▶ WORK TO DO:
Reproduce the listing word for word, leaving every picture behind.

++++ DATASET CONTENT ++++

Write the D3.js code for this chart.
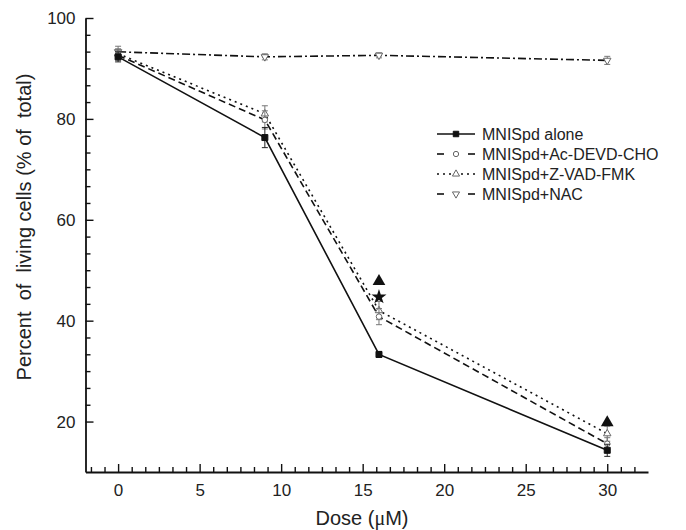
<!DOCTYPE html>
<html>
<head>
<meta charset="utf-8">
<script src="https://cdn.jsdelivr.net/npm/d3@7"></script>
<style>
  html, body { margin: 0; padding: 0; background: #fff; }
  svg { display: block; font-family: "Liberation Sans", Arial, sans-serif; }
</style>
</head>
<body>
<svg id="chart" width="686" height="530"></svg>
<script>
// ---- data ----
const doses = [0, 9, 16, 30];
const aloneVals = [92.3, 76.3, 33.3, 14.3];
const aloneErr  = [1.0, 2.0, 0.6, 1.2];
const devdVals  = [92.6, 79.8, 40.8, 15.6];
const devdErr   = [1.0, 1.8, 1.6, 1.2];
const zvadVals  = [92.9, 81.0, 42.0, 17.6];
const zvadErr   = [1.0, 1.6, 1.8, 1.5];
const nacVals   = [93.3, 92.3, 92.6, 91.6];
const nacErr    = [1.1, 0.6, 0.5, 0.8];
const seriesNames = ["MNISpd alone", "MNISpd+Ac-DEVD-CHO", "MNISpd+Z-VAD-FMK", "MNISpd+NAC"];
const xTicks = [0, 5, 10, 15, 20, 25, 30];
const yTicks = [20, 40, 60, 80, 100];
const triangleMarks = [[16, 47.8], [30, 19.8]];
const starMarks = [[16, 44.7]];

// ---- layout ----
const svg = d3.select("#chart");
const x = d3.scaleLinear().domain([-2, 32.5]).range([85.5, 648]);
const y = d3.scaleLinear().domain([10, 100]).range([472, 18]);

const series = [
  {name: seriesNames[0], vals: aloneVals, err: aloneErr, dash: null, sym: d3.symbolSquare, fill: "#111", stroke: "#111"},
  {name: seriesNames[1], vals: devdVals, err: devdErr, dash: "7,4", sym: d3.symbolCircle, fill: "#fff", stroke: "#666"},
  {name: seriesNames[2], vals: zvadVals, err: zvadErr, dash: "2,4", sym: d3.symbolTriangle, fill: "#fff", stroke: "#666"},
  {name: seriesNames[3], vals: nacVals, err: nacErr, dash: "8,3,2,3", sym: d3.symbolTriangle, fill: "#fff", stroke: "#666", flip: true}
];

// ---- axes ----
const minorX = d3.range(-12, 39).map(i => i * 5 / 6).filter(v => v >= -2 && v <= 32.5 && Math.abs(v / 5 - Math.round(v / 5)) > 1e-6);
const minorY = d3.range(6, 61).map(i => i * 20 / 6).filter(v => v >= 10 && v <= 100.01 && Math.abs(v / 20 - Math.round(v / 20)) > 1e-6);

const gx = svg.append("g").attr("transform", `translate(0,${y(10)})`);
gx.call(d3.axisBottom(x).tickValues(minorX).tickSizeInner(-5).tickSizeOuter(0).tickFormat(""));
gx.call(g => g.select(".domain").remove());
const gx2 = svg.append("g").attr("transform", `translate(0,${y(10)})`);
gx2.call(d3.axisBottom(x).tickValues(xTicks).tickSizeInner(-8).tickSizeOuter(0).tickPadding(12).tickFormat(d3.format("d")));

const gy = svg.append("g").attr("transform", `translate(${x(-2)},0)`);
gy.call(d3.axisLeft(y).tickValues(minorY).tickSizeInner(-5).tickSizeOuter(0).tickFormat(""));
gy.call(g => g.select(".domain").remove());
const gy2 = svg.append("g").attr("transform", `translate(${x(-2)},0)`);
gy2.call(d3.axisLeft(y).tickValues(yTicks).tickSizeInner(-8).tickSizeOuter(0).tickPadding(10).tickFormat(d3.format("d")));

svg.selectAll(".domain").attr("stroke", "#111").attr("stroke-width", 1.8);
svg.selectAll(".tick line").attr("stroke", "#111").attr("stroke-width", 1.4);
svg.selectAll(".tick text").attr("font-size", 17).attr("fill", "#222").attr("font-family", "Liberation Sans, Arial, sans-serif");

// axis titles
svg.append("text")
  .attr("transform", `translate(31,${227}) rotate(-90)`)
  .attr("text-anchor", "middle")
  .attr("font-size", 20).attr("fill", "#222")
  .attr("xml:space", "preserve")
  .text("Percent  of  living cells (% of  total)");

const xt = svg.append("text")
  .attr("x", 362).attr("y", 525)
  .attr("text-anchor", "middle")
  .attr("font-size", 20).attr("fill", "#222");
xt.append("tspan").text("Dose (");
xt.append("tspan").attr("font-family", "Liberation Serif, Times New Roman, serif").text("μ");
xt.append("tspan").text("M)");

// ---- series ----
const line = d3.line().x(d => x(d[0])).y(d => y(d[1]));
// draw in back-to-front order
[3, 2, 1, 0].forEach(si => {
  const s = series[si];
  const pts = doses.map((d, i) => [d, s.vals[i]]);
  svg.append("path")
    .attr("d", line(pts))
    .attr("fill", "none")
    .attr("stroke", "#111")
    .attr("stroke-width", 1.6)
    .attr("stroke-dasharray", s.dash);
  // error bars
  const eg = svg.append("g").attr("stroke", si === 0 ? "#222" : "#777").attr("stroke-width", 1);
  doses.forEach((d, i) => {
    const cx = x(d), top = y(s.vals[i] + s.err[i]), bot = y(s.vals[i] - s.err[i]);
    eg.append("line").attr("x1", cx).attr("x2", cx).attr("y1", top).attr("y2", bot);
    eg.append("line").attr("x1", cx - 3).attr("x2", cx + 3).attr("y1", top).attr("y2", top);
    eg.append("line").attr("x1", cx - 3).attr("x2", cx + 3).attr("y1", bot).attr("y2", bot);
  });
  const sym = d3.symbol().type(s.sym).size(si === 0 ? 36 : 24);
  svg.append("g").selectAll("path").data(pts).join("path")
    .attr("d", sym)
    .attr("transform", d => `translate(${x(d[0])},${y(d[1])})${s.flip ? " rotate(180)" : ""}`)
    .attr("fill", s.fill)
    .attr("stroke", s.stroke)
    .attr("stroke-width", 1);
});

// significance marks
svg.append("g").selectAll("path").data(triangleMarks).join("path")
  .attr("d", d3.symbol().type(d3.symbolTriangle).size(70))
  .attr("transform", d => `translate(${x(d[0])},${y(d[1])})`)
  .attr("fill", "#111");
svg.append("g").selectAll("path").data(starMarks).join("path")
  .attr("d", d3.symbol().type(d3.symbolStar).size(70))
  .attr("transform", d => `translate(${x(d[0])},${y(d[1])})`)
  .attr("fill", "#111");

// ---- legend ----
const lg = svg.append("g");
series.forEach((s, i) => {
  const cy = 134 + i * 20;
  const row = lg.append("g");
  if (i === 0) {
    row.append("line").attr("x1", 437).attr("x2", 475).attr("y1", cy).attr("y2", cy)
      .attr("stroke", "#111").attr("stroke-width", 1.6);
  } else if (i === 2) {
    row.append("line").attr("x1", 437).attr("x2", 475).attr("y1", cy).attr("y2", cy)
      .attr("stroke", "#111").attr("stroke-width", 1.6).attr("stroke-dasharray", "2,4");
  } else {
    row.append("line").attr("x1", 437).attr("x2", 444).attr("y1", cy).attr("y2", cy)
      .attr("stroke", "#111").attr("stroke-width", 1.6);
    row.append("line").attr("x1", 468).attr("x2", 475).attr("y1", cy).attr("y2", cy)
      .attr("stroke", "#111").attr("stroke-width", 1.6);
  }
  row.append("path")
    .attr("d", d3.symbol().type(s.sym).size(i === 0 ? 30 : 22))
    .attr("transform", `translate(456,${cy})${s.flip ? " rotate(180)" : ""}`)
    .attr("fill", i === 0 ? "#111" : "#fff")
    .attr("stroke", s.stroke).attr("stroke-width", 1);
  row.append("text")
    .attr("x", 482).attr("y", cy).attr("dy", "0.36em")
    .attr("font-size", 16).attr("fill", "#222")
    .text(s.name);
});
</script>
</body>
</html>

++++

▶ WRITTEN RESPONSE:
Write the D3.js code for this chart.
<!DOCTYPE html>
<html>
<head>
<meta charset="utf-8">
<script src="https://cdn.jsdelivr.net/npm/d3@7"></script>
<style>
  html, body { margin: 0; padding: 0; background: #fff; }
  svg { display: block; font-family: "Liberation Sans", Arial, sans-serif; }
</style>
</head>
<body>
<svg id="chart" width="686" height="530"></svg>
<script>
// ---- data ----
const doses = [0, 9, 16, 30];
const aloneVals = [92.3, 76.3, 33.3, 14.3];
const aloneErr  = [1.0, 2.0, 0.6, 1.2];
const devdVals  = [92.6, 79.8, 40.8, 15.6];
const devdErr   = [1.0, 1.8, 1.6, 1.2];
const zvadVals  = [92.9, 81.0, 42.0, 17.6];
const zvadErr   = [1.0, 1.6, 1.8, 1.5];
const nacVals   = [93.3, 92.3, 92.6, 91.6];
const nacErr    = [1.1, 0.6, 0.5, 0.8];
const seriesNames = ["MNISpd alone", "MNISpd+Ac-DEVD-CHO", "MNISpd+Z-VAD-FMK", "MNISpd+NAC"];
const xTicks = [0, 5, 10, 15, 20, 25, 30];
const yTicks = [20, 40, 60, 80, 100];
const triangleMarks = [[16, 47.8], [30, 19.8]];
const starMarks = [[16, 44.7]];

// ---- layout ----
const svg = d3.select("#chart");
const x = d3.scaleLinear().domain([-2, 32.5]).range([85.5, 648]);
const y = d3.scaleLinear().domain([10, 100]).range([472, 18]);

const series = [
  {name: seriesNames[0], vals: aloneVals, err: aloneErr, dash: null, sym: d3.symbolSquare, fill: "#111", stroke: "#111"},
  {name: seriesNames[1], vals: devdVals, err: devdErr, dash: "7,4", sym: d3.symbolCircle, fill: "#fff", stroke: "#666"},
  {name: seriesNames[2], vals: zvadVals, err: zvadErr, dash: "2,4", sym: d3.symbolTriangle, fill: "#fff", stroke: "#666"},
  {name: seriesNames[3], vals: nacVals, err: nacErr, dash: "8,3,2,3", sym: d3.symbolTriangle, fill: "#fff", stroke: "#666", flip: true}
];

// ---- axes ----
const minorX = d3.range(-12, 39).map(i => i * 5 / 6).filter(v => v >= -2 && v <= 32.5 && Math.abs(v / 5 - Math.round(v / 5)) > 1e-6);
const minorY = d3.range(6, 61).map(i => i * 20 / 6).filter(v => v >= 10 && v <= 100.01 && Math.abs(v / 20 - Math.round(v / 20)) > 1e-6);

const gx = svg.append("g").attr("transform", `translate(0,${y(10)})`);
gx.call(d3.axisBottom(x).tickValues(minorX).tickSizeInner(-5).tickSizeOuter(0).tickFormat(""));
gx.call(g => g.select(".domain").remove());
const gx2 = svg.append("g").attr("transform", `translate(0,${y(10)})`);
gx2.call(d3.axisBottom(x).tickValues(xTicks).tickSizeInner(-8).tickSizeOuter(0).tickPadding(12).tickFormat(d3.format("d")));

const gy = svg.append("g").attr("transform", `translate(${x(-2)},0)`);
gy.call(d3.axisLeft(y).tickValues(minorY).tickSizeInner(-5).tickSizeOuter(0).tickFormat(""));
gy.call(g => g.select(".domain").remove());
const gy2 = svg.append("g").attr("transform", `translate(${x(-2)},0)`);
gy2.call(d3.axisLeft(y).tickValues(yTicks).tickSizeInner(-8).tickSizeOuter(0).tickPadding(10).tickFormat(d3.format("d")));

svg.selectAll(".domain").attr("stroke", "#111").attr("stroke-width", 1.8);
svg.selectAll(".tick line").attr("stroke", "#111").attr("stroke-width", 1.4);
svg.selectAll(".tick text").attr("font-size", 17).attr("fill", "#222").attr("font-family", "Liberation Sans, Arial, sans-serif");

// axis titles
svg.append("text")
  .attr("transform", `translate(31,${227}) rotate(-90)`)
  .attr("text-anchor", "middle")
  .attr("font-size", 20).attr("fill", "#222")
  .attr("xml:space", "preserve")
  .text("Percent  of  living cells (% of  total)");

const xt = svg.append("text")
  .attr("x", 362).attr("y", 525)
  .attr("text-anchor", "middle")
  .attr("font-size", 20).attr("fill", "#222");
xt.append("tspan").text("Dose (");
xt.append("tspan").attr("font-family", "Liberation Serif, Times New Roman, serif").text("μ");
xt.append("tspan").text("M)");

// ---- series ----
const line = d3.line().x(d => x(d[0])).y(d => y(d[1]));
// draw in back-to-front order
[3, 2, 1, 0].forEach(si => {
  const s = series[si];
  const pts = doses.map((d, i) => [d, s.vals[i]]);
  svg.append("path")
    .attr("d", line(pts))
    .attr("fill", "none")
    .attr("stroke", "#111")
    .attr("stroke-width", 1.6)
    .attr("stroke-dasharray", s.dash);
  // error bars
  const eg = svg.append("g").attr("stroke", si === 0 ? "#222" : "#777").attr("stroke-width", 1);
  doses.forEach((d, i) => {
    const cx = x(d), top = y(s.vals[i] + s.err[i]), bot = y(s.vals[i] - s.err[i]);
    eg.append("line").attr("x1", cx).attr("x2", cx).attr("y1", top).attr("y2", bot);
    eg.append("line").attr("x1", cx - 3).attr("x2", cx + 3).attr("y1", top).attr("y2", top);
    eg.append("line").attr("x1", cx - 3).attr("x2", cx + 3).attr("y1", bot).attr("y2", bot);
  });
  const sym = d3.symbol().type(s.sym).size(si === 0 ? 36 : 24);
  svg.append("g").selectAll("path").data(pts).join("path")
    .attr("d", sym)
    .attr("transform", d => `translate(${x(d[0])},${y(d[1])})${s.flip ? " rotate(180)" : ""}`)
    .attr("fill", s.fill)
    .attr("stroke", s.stroke)
    .attr("stroke-width", 1);
});

// significance marks
svg.append("g").selectAll("path").data(triangleMarks).join("path")
  .attr("d", d3.symbol().type(d3.symbolTriangle).size(70))
  .attr("transform", d => `translate(${x(d[0])},${y(d[1])})`)
  .attr("fill", "#111");
svg.append("g").selectAll("path").data(starMarks).join("path")
  .attr("d", d3.symbol().type(d3.symbolStar).size(70))
  .attr("transform", d => `translate(${x(d[0])},${y(d[1])})`)
  .attr("fill", "#111");

// ---- legend ----
const lg = svg.append("g");
series.forEach((s, i) => {
  const cy = 134 + i * 20;
  const row = lg.append("g");
  if (i === 0) {
    row.append("line").attr("x1", 437).attr("x2", 475).attr("y1", cy).attr("y2", cy)
      .attr("stroke", "#111").attr("stroke-width", 1.6);
  } else if (i === 2) {
    row.append("line").attr("x1", 437).attr("x2", 475).attr("y1", cy).attr("y2", cy)
      .attr("stroke", "#111").attr("stroke-width", 1.6).attr("stroke-dasharray", "2,4");
  } else {
    row.append("line").attr("x1", 437).attr("x2", 444).attr("y1", cy).attr("y2", cy)
      .attr("stroke", "#111").attr("stroke-width", 1.6);
    row.append("line").attr("x1", 468).attr("x2", 475).attr("y1", cy).attr("y2", cy)
      .attr("stroke", "#111").attr("stroke-width", 1.6);
  }
  row.append("path")
    .attr("d", d3.symbol().type(s.sym).size(i === 0 ? 30 : 22))
    .attr("transform", `translate(456,${cy})${s.flip ? " rotate(180)" : ""}`)
    .attr("fill", i === 0 ? "#111" : "#fff")
    .attr("stroke", s.stroke).attr("stroke-width", 1);
  row.append("text")
    .attr("x", 482).attr("y", cy).attr("dy", "0.36em")
    .attr("font-size", 16).attr("fill", "#222")
    .text(s.name);
});
</script>
</body>
</html>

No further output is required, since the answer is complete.